Use this interactive sodium bicarbonate pH calculator to estimate the pH of an aqueous NaHCO3 solution using amphiprotic carbonate chemistry, equilibrium constants, and a full charge-balance approach.

Expert guide to the calculation of pH of NaHCO3

The calculation of pH of NaHCO3, or sodium bicarbonate, is a classic acid-base equilibrium problem in analytical chemistry, environmental chemistry, and chemical engineering. Although sodium bicarbonate is commonly called a “mild base,” the reason its solution becomes basic is more subtle than the complete dissociation pattern seen with strong bases such as sodium hydroxide. In water, NaHCO3 dissociates fully into sodium ions and bicarbonate ions. The sodium ion is essentially a spectator ion, but the bicarbonate ion is amphiprotic, meaning it can both donate a proton and accept a proton. That dual behavior is what makes bicarbonate chemistry especially important in pH control, natural waters, blood buffering, and laboratory calculations.

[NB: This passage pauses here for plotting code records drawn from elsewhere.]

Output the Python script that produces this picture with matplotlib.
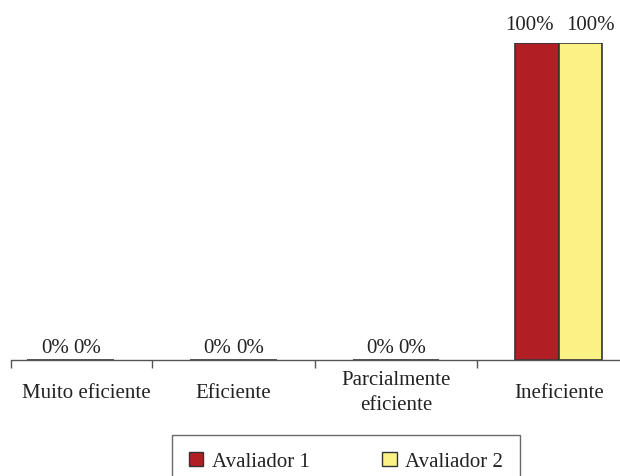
import numpy as np
import matplotlib.pyplot as plt
from matplotlib.patches import Patch
import matplotlib.transforms as mtransforms

plt.rcParams['font.family'] = ['Liberation Serif', 'DejaVu Serif']

categories = ['Muito eficiente', 'Eficiente', 'Parcialmente\neficiente', 'Ineficiente']
avaliador1 = [0, 0, 0, 100]
avaliador2 = [0, 0, 0, 100]
series_names = ['Avaliador 1', 'Avaliador 2']

RED = '#B11F24'
YELLOW = '#FAF285'
EDGE = '#333333'
FS = 15

fig = plt.figure(figsize=(6.2, 4.77), dpi=100)
ax = fig.add_axes([11 / 620, 1 - 361 / 477, 609 / 620, 317 / 477])

x = np.arange(len(categories))
w = 0.267
b1 = ax.bar(x - w / 2, avaliador1, w, color=RED, edgecolor=EDGE, linewidth=1.2)
b2 = ax.bar(x + w / 2, avaliador2, w, color=YELLOW, edgecolor=EDGE, linewidth=1.2)

# value labels above each bar; pairs are nudged apart so they don't collide
for k, (bars, vals) in enumerate(((b1, avaliador1), (b2, avaliador2))):
    for rect, v in zip(bars, vals):
        if v > 0:
            dx, dy = (-7, 9) if k == 0 else (10, 9)
        else:
            dx, dy = (6, 3) if k == 0 else (-5, 3)
        ax.annotate('%d%%' % v, xy=(rect.get_x() + rect.get_width() / 2, v),
                    xytext=(dx, dy), textcoords='offset pixels',
                    ha='center', va='bottom', fontsize=FS, color='#222222')

for s in ('left', 'right', 'top'):
    ax.spines[s].set_visible(False)
ax.spines['bottom'].set_color('#555555')
ax.spines['bottom'].set_linewidth(1.0)
ax.set_yticks([])

# boundary ticks between categories
ax.set_xticks([-0.366, 0.5, 1.5, 2.5, 3.5])
ax.set_xticklabels([])
ax.tick_params(axis='x', direction='out', length=6, width=1.0, color='#555555')

ax.set_xlim(-0.366, 3.377)
ax.set_ylim(0, 100)

# category names centred vertically under the axis; the first one is
# pushed right so it sits inside the visible part of its slot
trans = mtransforms.blended_transform_factory(ax.transData, ax.transAxes)
for i, (xi, name) in enumerate(zip(x, categories)):
    t = trans
    if i == 0:
        t = trans + mtransforms.ScaledTranslation(0.16, 0, fig.dpi_scale_trans)
    ax.text(xi, -0.101, name, transform=t, ha='center', va='center',
            multialignment='center', fontsize=FS, color='#222222',
            linespacing=1.4)

handles = [Patch(facecolor=RED, edgecolor=EDGE, linewidth=1.0),
           Patch(facecolor=YELLOW, edgecolor=EDGE, linewidth=1.0)]
leg = fig.legend(handles, series_names, loc='upper left',
                 bbox_to_anchor=(172 / 620, 1 - 436 / 477), ncol=2,
                 fontsize=FS, frameon=True, fancybox=False, shadow=False,
                 borderaxespad=0, borderpad=0.8, handlelength=0.7,
                 handleheight=0.7, handletextpad=0.4, columnspacing=3.5)
leg.get_frame().set_edgecolor('#444444')
leg.get_frame().set_linewidth(1.0)
for t in leg.get_texts():
    t.set_color('#222222')

fig.savefig('out.png', dpi=100)
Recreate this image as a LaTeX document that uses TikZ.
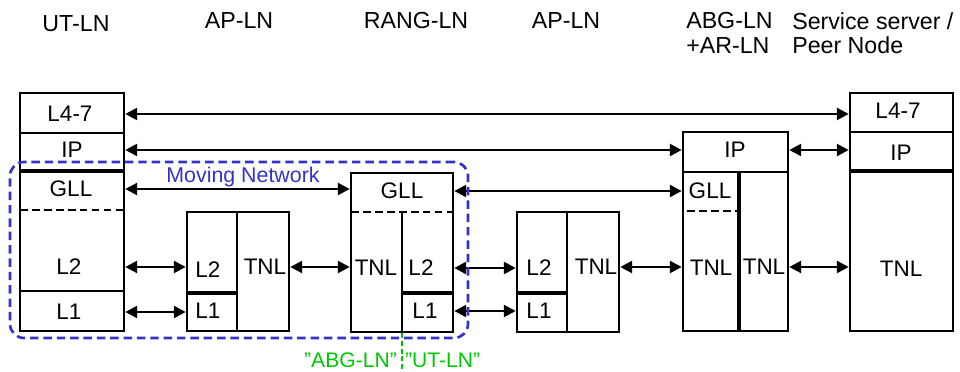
\documentclass[tikz,border=0pt]{standalone}
\usepackage{fontspec}
\setmainfont{Liberation Sans}
\usepackage{xcolor}
\definecolor{mnblue}{RGB}{51,51,204}
\definecolor{cutgreen}{RGB}{0,200,0}
\usepackage{tikz}
\usetikzlibrary{arrows.meta,positioning,fit}
\tikzset{
  ln_frame/.style={rectangle,draw=black,line width=1.8pt,inner sep=0pt},
  ln_txt/.style={font=\fontsize{16}{18}\selectfont,inner sep=1pt},
  ln_head/.style={font=\fontsize{16.5}{17.7}\selectfont,
    inner sep=0pt,align=left},
  ln_sep/.style={line width=1.8pt},
  ln_thick/.style={line width=2.4pt},
  ln_dash/.style={line width=1.8pt,dash pattern=on 5.5pt off 3pt},
  arr/.style={{Triangle[length=8.5pt,width=8.5pt]}-{Triangle[length=8.5pt,width=8.5pt]},
    line width=1.9pt},
  mn_frame/.style={rectangle,draw=mnblue,line width=1.9pt,
    dash pattern=on 6pt off 3.5pt,rounded corners=0.35cm,inner sep=0pt},
  mn_txt/.style={font=\fontsize{15.2}{18}\selectfont,text=mnblue,inner sep=0pt},
  cut_line/.style={draw=cutgreen,line width=1.1pt,dash pattern=on 3.5pt off 2pt},
  cut_txt/.style={font=\fontsize{15}{18}\selectfont,text=cutgreen,inner sep=0pt},
}

\begin{document}
\begin{tikzpicture}[x=0.025cm,y=-0.025cm]
  \useasboundingbox (0,0) rectangle (960,372);

  % --- Node headers ---
  \node (hut)   [ln_head, anchor=base] at (76,32)  {UT-LN};
  \node (hap1)  [ln_head, anchor=base] at (239,29) {AP-LN};
  \node (hrang) [ln_head, anchor=base] at (416,29) {RANG-LN};
  \node (hap2)  [ln_head, anchor=base] at (566,29) {AP-LN};
  \node (habg)  [ln_head, anchor=north west] at (686,12) {ABG-LN\\+AR-LN};
  \node (hsrv)  [ln_head, anchor=north west] at (792,12)
    {Service server /\\Peer Node};

  % --- Protocol stacks (outer frames) ---
  \node (ut)   [ln_frame, fit={(20,93) (124,331)}]   {};
  \node (ap1)  [ln_frame, fit={(187,212) (289,331)}] {};
  \node (rang) [ln_frame, fit={(351,173) (453,332)}] {};
  \node (ap2)  [ln_frame, fit={(517,212) (619,332)}] {};
  \node (abg)  [ln_frame, fit={(683,132) (788,331)}] {};
  \node (srv)  [ln_frame, fit={(850,93) (953,331)}]  {};

  % --- Layer boundaries inside the stacks ---
  \draw[ln_sep]   (20,133) -- (124,133);
  \draw[ln_thick] (20,171) -- (124,171);
  \draw[ln_dash]  (20,210) -- (124,210);
  \draw[ln_sep]   (20,291) -- (124,291);
  \draw[ln_sep]   (237,212) -- (237,331);
  \draw[ln_thick] (187,293) -- (237,293);
  \draw[ln_dash]  (351,212) -- (453,212);
  \draw[ln_sep]   (402,212) -- (402,332);
  \draw[ln_thick] (402,293) -- (453,293);
  \draw[ln_sep]   (567,212) -- (567,332);
  \draw[ln_thick] (517,293) -- (567,293);
  \draw[ln_sep]   (683,172) -- (788,172);
  \draw[ln_thick] (739,172) -- (739,331);
  \draw[ln_dash]  (687,211) -- (739,211);
  \draw[ln_sep]   (850,132) -- (953,132);
  \draw[ln_thick] (850,171) -- (953,171);

  % --- Layer labels ---
  \node (ut47)    [ln_txt] at (70,114)  {L4-7};
  \node (utip)    [ln_txt] at (72,150)  {IP};
  \node (utgll)   [ln_txt] at (71,189)  {GLL};
  \node (utl2)    [ln_txt] at (69,267)  {L2};
  \node (utl1)    [ln_txt] at (69,312)  {L1};
  \node (ap1l2)   [ln_txt] at (208,270) {L2};
  \node (ap1l1)   [ln_txt] at (208,311) {L1};
  \node (ap1tnl)  [ln_txt] at (265,267) {TNL};
  \node (ranggll) [ln_txt] at (402,191) {GLL};
  \node (rangtnl) [ln_txt] at (376,268) {TNL};
  \node (rangl2)  [ln_txt] at (421,268) {L2};
  \node (rangl1)  [ln_txt] at (425,311) {L1};
  \node (ap2l2)   [ln_txt] at (539,268) {L2};
  \node (ap2l1)   [ln_txt] at (539,311) {L1};
  \node (ap2tnl)  [ln_txt] at (596,267) {TNL};
  \node (abgip)   [ln_txt] at (735,150) {IP};
  \node (abggll)  [ln_txt] at (710,191) {GLL};
  \node (abgtnl)  [ln_txt] at (711,268) {TNL};
  \node (abgtnr)  [ln_txt] at (764,267) {TNL};
  \node (srv47)   [ln_txt] at (898,111) {L4-7};
  \node (srvip)   [ln_txt] at (901,153) {IP};
  \node (srvtnl)  [ln_txt] at (901,269) {TNL};

  % --- Peer links ---
  \draw[arr] (ut.east |- ut47)     -- (srv.west |- ut47);
  \draw[arr] (ut.east |- utip)     -- (abg.west |- utip);
  \draw[arr] (abg.east |- abgip)   -- (srv.west |- abgip);
  \draw[arr] (ut.east |- utgll)    -- (rang.west |- utgll);
  \draw[arr] (rang.east |- ranggll) -- (abg.west |- ranggll);
  \draw[arr] (ut.east |- utl2)     -- (ap1.west |- utl2);
  \draw[arr] (ut.east |- utl1)     -- (ap1.west |- utl1);
  \draw[arr] (ap1.east |- ap1tnl)  -- (rang.west |- ap1tnl);
  \draw[arr] (rang.east |- rangl2) -- (ap2.west |- rangl2);
  \draw[arr] (rang.east |- rangl1) -- (ap2.west |- rangl1);
  \draw[arr] (ap2.east |- ap2tnl)  -- (abg.west |- ap2tnl);
  \draw[arr] (abg.east |- abgtnr)  -- (srv.west |- abgtnr);

  % --- Moving network ---
  \node (mnet)  [mn_frame, fit={(10,162) (468,338)}] {};
  \node (mnlbl) [mn_txt, anchor=base] at (243,183) {Moving Network};

  % --- Split of RANG-LN ---
  \coordinate (cutend) at (402,372);
  \coordinate (cutmid) at (402,360);
  \draw[cut_line] (rang.south) -- (cutend);
  \node (cutl) [cut_txt, left=3.5pt of cutmid]  {”ABG-LN”};
  \node (cutr) [cut_txt, right=2pt of cutmid] {”UT-LN”};
\end{tikzpicture}
\end{document}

When a student asks for the pH of NaHCO3, the first impulse is often to treat it simply as a weak base. That gives a useful first approximation, but the more chemically correct view is that bicarbonate sits between carbonic acid and carbonate in the carbonate equilibrium sequence. In other words, HCO3^– can react in two directions: it can accept H⁺ to become H2CO3, or it can lose H⁺ to become CO3^2-. Because of this amphiprotic character, the pH of sodium bicarbonate solution can be estimated very well by the famous relation:

pH ≈ 1/2 × (pKa1 + pKa2)

At 25 degrees C, commonly used values are pKa1 ≈ 6.35 and pKa2 ≈ 10.33, so the amphiprotic approximation gives:

pH ≈ 1/2 × (6.35 + 10.33) = 8.34

This is why an aqueous sodium bicarbonate solution is mildly alkaline rather than strongly basic. The result often falls near pH 8.3 under standard textbook conditions, especially for moderate concentrations where activity effects are ignored. However, if you want a more rigorous answer, the best method is to solve the full charge balance along with the carbonate speciation equations and water autoionization. That is what the calculator above does when you select the exact method.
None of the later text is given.